References

Sometimes it’s useful to match the same text as we matched before. For example, to match strings in single or double quotes, we can write

:(['"' "'"]) !['"' "'"]* ::1

This consists of three parts: First, there’s a capturing group matching a quote. We then match an arbitrary number of characters that aren’t quotes. Finally, there’s a ::1 reference. This matches the same text as was captured in capturing group number 1. In other words, if the string started with ", it also has to end with ", and if it started with ', it has to end with '.

Another application is XML tags:

'<' :([word]+) '>' !['<']* '</' ::1 '>'

This is by no means a complete XML parser, but it recognizes an XML tag (without attributes) that doesn’t contain other XML tags. For example, it correctly matches <span>Hello world</span>. With a backreference, it ensures that the closing tag is the same as the opening tag.

Pomsky has three kinds of references:

  • Numeric references, e.g. ::3, match a capturing group by its number.
  • Named references, e.g. ::name, match a named capturing group by its name.
  • Relative references, e.g. ::-1 or ::+2, match a capturing group relative to the current position. For example, ::-1 matches the previous capturing group, ::+1 matches the next one.

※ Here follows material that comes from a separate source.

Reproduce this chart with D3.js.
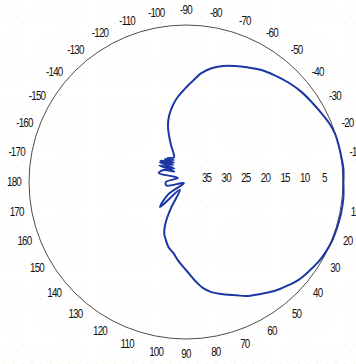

Note that some regex engines only support backreferences, not forward references. And even when forward references are supported, the referenced group must have been already matched. I.e., this is not allowed:

# doesn't work!
::1 :('test')

However, forward references can be used in repetitions to match what the referenced group captured in the previous repetition:

(::forward | :forward('test')  '!')*

This matches the text test!test, for example. In the first repetition, the second alternative matches test!, and the text test is captured by the forward capturing group. In the second iteration, the forward reference matches the text test.